Puffers and other fish in the family Tetraodontidae have specialized instead to prey on mollusks, crustaceans, and other invertebrates fitted with solid shells or exoskeletons. The fish split them effortlessly using reinforced jaws and large teeth.
Pomacanthus semicirculatus instead specialize in catching the crowns of polychaetes visible in the coral rock. Normally these worms retreat quickly into the rock when a fish appears, but this angelfish approaches stealthily and then moves in one quick instance to snatch the worm. Even in your aquarium you will notice that when this fish feeds, it quickly grabs from the side; they seem unable to feed in any other way, even on very slow or dead prey.

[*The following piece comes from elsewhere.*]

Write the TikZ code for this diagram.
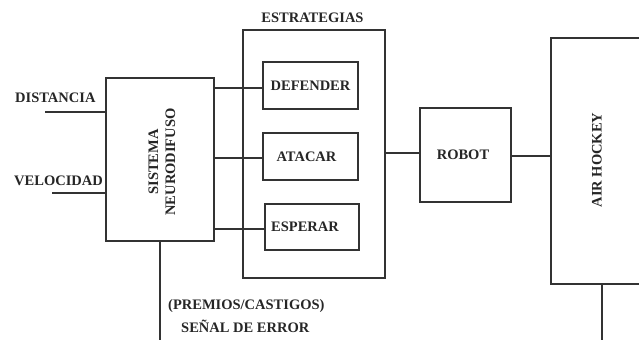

Other fish have specialized to feed on parasites from the body of other fishes, including large predators, or have adapted to life among the tentacles of an anemone.
Since there is such a large number and diversity of fish, the minimum space requirements are respected thanks to the reciprocal repulsion of several individuals. Such an invisible network of relationships can be imagined: An individual is present at each knot, repelling each other in the surrounding space.
The reciprocal repulsion shapes the spacing out of the community, guaranteeing the availability of similar territories for each individual of a species. This is the most important function that intra-specific aggression plays for the conservation of species: ensuring an equitable distribution of resources.
Seen this way, it can be understood that the colors are simple signals allowing for the ordinate spacing of each individual on the reef to ensure an equal distribution of resources. This also means, however, that the extreme aggression in these fish is directed only against conspecifics, not against individuals of other species. Is this rational?
Many people think of aggression in terms of large predators—lions against gazelles, for instance—but that is not aggression. In fact, prey animals rarely arouse aggression in predators. The lion has nothing against the gazelle; it is just hungry!
I do not feel aggressive toward the slice of meat in my refrigerator, but sometimes I think about it with a bit of appetite. In contrast, I feel aggressive toward the man (my conspecific) who parked his car in front of my garage (competition for the same space). This makes me really aggressive!
Aquarists can learn a great deal about fishes simply by observing them carefully. My meeting with Konrad Lorenz and study of his writings helped me learn the basic rules of proper observation. I highly recommend reading the classics of ethology—Lorenz’s On Aggression (Harcourt, Brace and World, 1966) is a very good place to start.Sometimes we forget that an aquarium is more than the sum of equipment and livestock—it is also a powerful tool that can be used to understand the life around us and ourselves. Perhaps, one day each of us will proudly paraphrase the words of Lorenz: If I were to put on one plate of a balance what I learned from my aquarium and on the second what I learned from books, oh, how light would be the second!